Insight distribution refers to the need for processes and tools to disseminate the information gleaned from Big Data throughout the organization. Leaders need the information at their disposal in order to make better business decisions. This is where new tools for end users to get on-demand, real time analysis on their own become important.
Successfully Navigating Big Data
While analysis of Big Data has the potential to provide actionable insight that can generate financial windfalls for companies, if a compelling business case can’t be made to justify the project, it may be doomed from the start, says Jill Dyche, Vice-President of Thought Leadership at DataFlux Corporation, in a recent blog post.
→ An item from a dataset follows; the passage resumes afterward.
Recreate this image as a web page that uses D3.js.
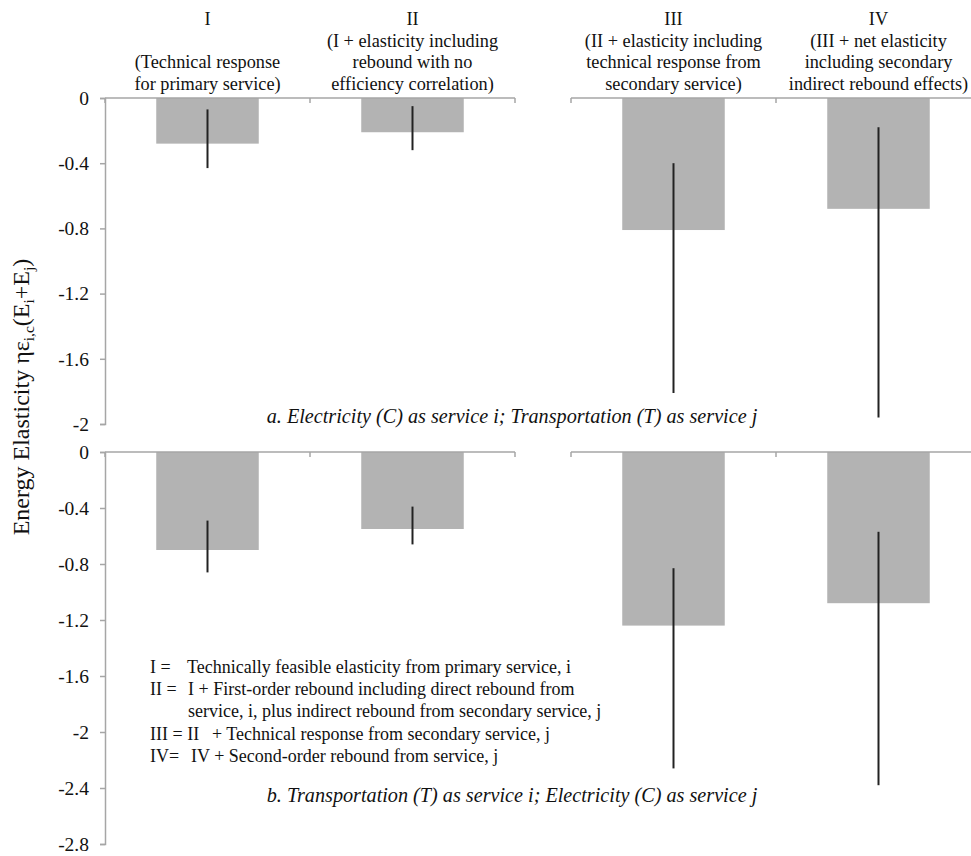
<!DOCTYPE html>
<html>
<head>
<meta charset="utf-8">
<script src="https://cdn.jsdelivr.net/npm/d3@7"></script>
<style>
  html, body { margin: 0; padding: 0; background: #fff; }
  svg { display: block; }
</style>
</head>
<body>
<svg id="chart" width="971" height="856" font-family="Liberation Serif, Times New Roman, Times, serif"></svg>
<script>
// Scenario categories (left pair and right pair are drawn as two separate axes)
const leftCats = ["I", "II"];
const rightCats = ["III", "IV"];

// Column headings, one array of lines per category
const headerLines = {
  "I":   ["I", "", "(Technical response", "for primary service)"],
  "II":  ["II", "(I + elasticity including", "rebound with no", "efficiency correlation)"],
  "III": ["III", "(II + elasticity including", "technical response from", "secondary service)"],
  "IV":  ["IV", "(III + net elasticity", "including secondary", "indirect rebound effects)"]
};

// Panel a: Electricity (C) as service i; Transportation (T) as service j
const panelAValues = [-0.28, -0.21, -0.81, -0.68];
const panelALow    = [-0.43, -0.32, -1.81, -1.96];
const panelAHigh   = [-0.07, -0.05, -0.40, -0.18];

// Panel b: Transportation (T) as service i; Electricity (C) as service j
const panelBValues = [-0.70, -0.55, -1.24, -1.08];
const panelBLow    = [-0.86, -0.66, -2.26, -2.38];
const panelBHigh   = [-0.49, -0.39, -0.83, -0.57];

const panelATicks = [0, -0.4, -0.8, -1.2, -1.6, -2];
const panelBTicks = [0, -0.4, -0.8, -1.2, -1.6, -2, -2.4, -2.8];

const legendLines = [
  ["I =", "Technically feasible elasticity from primary service, i"],
  ["II =", "I + First-order rebound including direct rebound from"],
  ["", "service, i, plus indirect rebound from secondary service, j"],
  ["III = II", "+ Technical response from secondary service, j"],
  ["IV=", "IV + Second-order rebound from service, j"]
];

const FONT = "Liberation Serif, Times New Roman, Times, serif";
const svg = d3.select("#chart");
const axisColor = "#a6a6a6";
const barColor = "#b3b3b3";
const textColor = "#111";

const xLeft = d3.scaleBand().domain(leftCats).range([105, 515]);
const xRight = d3.scaleBand().domain(rightCats).range([571, 981]);
const allCats = leftCats.concat(rightCats);
const xOf = c => leftCats.includes(c) ? xLeft(c) : xRight(c);
const bw = xLeft.bandwidth();
const barW = bw * 0.5;

// Column headings
const head = svg.append("g").attr("font-size", 18.3).attr("fill", textColor);
allCats.forEach(c => {
  const cx = xOf(c) + bw / 2;
  headerLines[c].forEach((line, i) => {
    if (!line) return;
    head.append("text")
      .attr("x", cx).attr("y", 25 + i * 21.5)
      .attr("text-anchor", "middle")
      .text(line);
  });
});

function drawPanel(top, bottom, domainMin, ticks, values, low, high, caption, captionY) {
  const y = d3.scaleLinear().domain([domainMin, 0]).range([bottom, top]);
  const g = svg.append("g");

  // bars
  g.selectAll("rect.bar").data(allCats).join("rect")
    .attr("class", "bar")
    .attr("x", c => xOf(c) + (bw - barW) / 2)
    .attr("width", barW)
    .attr("y", y(0))
    .attr("height", (c, i) => y(values[i]) - y(0))
    .attr("fill", barColor);

  // error ranges
  g.selectAll("line.err").data(allCats).join("line")
    .attr("class", "err")
    .attr("x1", c => xOf(c) + bw / 2)
    .attr("x2", c => xOf(c) + bw / 2)
    .attr("y1", (c, i) => y(high[i]))
    .attr("y2", (c, i) => y(low[i]))
    .attr("stroke", "#222")
    .attr("stroke-width", 2);

  // y axis
  const yAxis = d3.axisLeft(y).tickValues(ticks).tickSize(5).tickPadding(11)
    .tickFormat(d => String(d));
  const ya = g.append("g").attr("transform", "translate(105,0)").call(yAxis)
    .attr("font-family", FONT).attr("font-size", 19.5);
  ya.select(".domain").attr("stroke", axisColor).attr("stroke-width", 1.5);
  ya.selectAll(".tick line").attr("stroke", axisColor).attr("stroke-width", 1.5);
  ya.selectAll(".tick text").attr("fill", textColor);

  // zero-line category axes (two segments)
  [[xLeft, 105, 515], [xRight, 571, 981]].forEach(([sc, x0, x1]) => {
    const ax = g.append("g").attr("transform", `translate(0,${y(0)})`);
    ax.append("line").attr("x1", x0).attr("x2", x1).attr("y1", 0).attr("y2", 0)
      .attr("stroke", axisColor).attr("stroke-width", 1.5);
    const bounds = sc.domain().map(c => sc(c)).concat([x1]);
    ax.selectAll("line.tk").data(bounds).join("line")
      .attr("class", "tk")
      .attr("x1", d => d).attr("x2", d => d)
      .attr("y1", 0).attr("y2", 5)
      .attr("stroke", axisColor).attr("stroke-width", 1.5);
  });

  // panel caption
  g.append("text")
    .attr("x", 512).attr("y", captionY)
    .attr("text-anchor", "middle")
    .attr("font-size", 20.2).attr("font-style", "italic")
    .attr("fill", textColor)
    .text(caption);
  return y;
}

drawPanel(98, 424, -2, panelATicks, panelAValues, panelALow, panelAHigh,
  "a. Electricity (C) as service i; Transportation (T) as service j", 423);
drawPanel(452, 844, -2.8, panelBTicks, panelBValues, panelBLow, panelBHigh,
  "b. Transportation (T) as service i; Electricity (C) as service j", 802);

// legend of scenario definitions
const leg = svg.append("g").attr("font-size", 18).attr("fill", textColor);
const legY = [673, 695, 717, 740, 762];
const legX = [187, 188, 188, 212, 191];
legendLines.forEach((l, i) => {
  if (l[0]) leg.append("text").attr("x", 150).attr("y", legY[i]).text(l[0]);
  leg.append("text").attr("x", legX[i]).attr("y", legY[i]).text(l[1]);
});

// y axis title with subscripts
const title = svg.append("text")
  .attr("transform", "translate(29,397) rotate(-90)")
  .attr("text-anchor", "middle")
  .attr("font-size", 24)
  .attr("fill", textColor);
title.append("tspan").text("Energy Elasticity ηε");
title.append("tspan").attr("font-size", 15.5).attr("dy", 5).text("i,c");
title.append("tspan").attr("dy", -5).text("(E");
title.append("tspan").attr("font-size", 15.5).attr("dy", 5).text("i");
title.append("tspan").attr("dy", -5).text("+E");
title.append("tspan").attr("font-size", 15.5).attr("dy", 5).text("j");
title.append("tspan").attr("dy", -5).text(")");
</script>
</body>
</html>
Dyche advises companies to think hard about the answers to these five questions when contemplating an investment in Big Data:
- What are the goals of the project and what does the company want Big Data to help it accomplish?
- What current resources can the company build on to develop a comprehensive data management strategy?
- How will the company avoid scope-creep?
- What are the criteria for success and how will progress be measured along the way?
- Can the company manage the structural and process changes that will inevitably result?
If the company can answer these questions to its satisfaction, then chances are developing a solid data management strategy to deal with Big Data is worth it.